**What you need to do**: In the listing that follows, how many lines contain "matplotlib"? Give the number only.

**Material**:
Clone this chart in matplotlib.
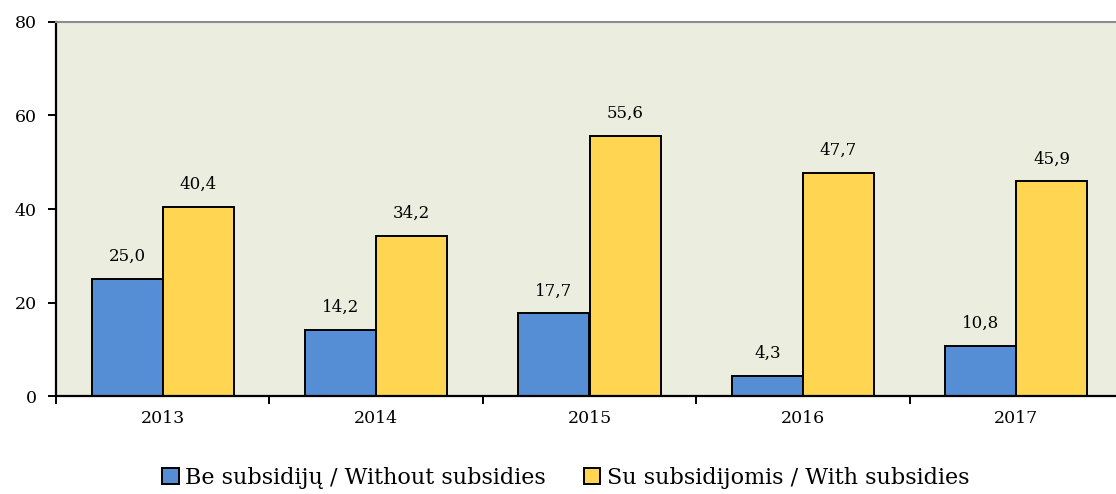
import matplotlib
matplotlib.use("Agg")
import matplotlib.pyplot as plt
import numpy as np

years = ["2013", "2014", "2015", "2016", "2017"]
without_subsidies = [25.0, 14.2, 17.7, 4.3, 10.8]
with_subsidies = [40.4, 34.2, 55.6, 47.7, 45.9]
labels = ["Be subsidijų / Without subsidies", "Su subsidijomis / With subsidies"]
yticks = [0, 20, 40, 60, 80]

plt.rcParams['font.family'] = ['DejaVu Serif']

fig = plt.figure(figsize=(11.16, 4.94), dpi=100)
ax = fig.add_axes([56/1116, 98/494, (1123-56)/1116, (396-22)/494])
ax.set_facecolor('#EBEEDE')

x = np.arange(len(years))
w = 0.333
b1 = ax.bar(x - w/2, without_subsidies, w, color='#558ED5', edgecolor='black', linewidth=1.4, label=labels[0])
b2 = ax.bar(x + w/2, with_subsidies, w, color='#FFD551', edgecolor='black', linewidth=1.4, label=labels[1])

for bars, vals in ((b1, without_subsidies), (b2, with_subsidies)):
    for r, v in zip(bars, vals):
        ax.annotate(f"{v:.1f}".replace('.', ','), (r.get_x() + r.get_width()/2, v),
                    xytext=(0, 10), textcoords='offset points', ha='center', va='bottom',
                    fontsize=12)

ax.set_xlim(-0.5, len(years) - 0.5)
ax.set_ylim(0, 80)
ax.set_yticks(yticks)
ax.set_yticklabels([str(t) for t in yticks], fontsize=12.5)
ax.set_xticks(x)
ax.set_xticklabels(years, fontsize=12.5)
ax.tick_params(axis='x', length=0, pad=10)
ax.set_xticks(np.arange(-0.5, len(years)), minor=True)
ax.tick_params(axis='x', which='minor', length=6, width=1.4, direction='out')
ax.tick_params(axis='y', length=6, width=1.4, direction='out', pad=8)

ax.spines['left'].set_linewidth(1.6)
ax.spines['bottom'].set_linewidth(1.6)
ax.spines['top'].set_color('#8c8c8c')
ax.spines['top'].set_linewidth(1.5)
ax.spines['right'].set_visible(False)

leg = fig.legend(handles=[b1, b2], labels=labels, loc='center', bbox_to_anchor=(0.507, 1 - 478/494),
                 ncol=2, frameon=False, fontsize=16, handlelength=0.75, handleheight=0.75,
                 handletextpad=0.3, columnspacing=1.7)

fig.savefig("out.png", dpi=100)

**Result of this exercise**: 4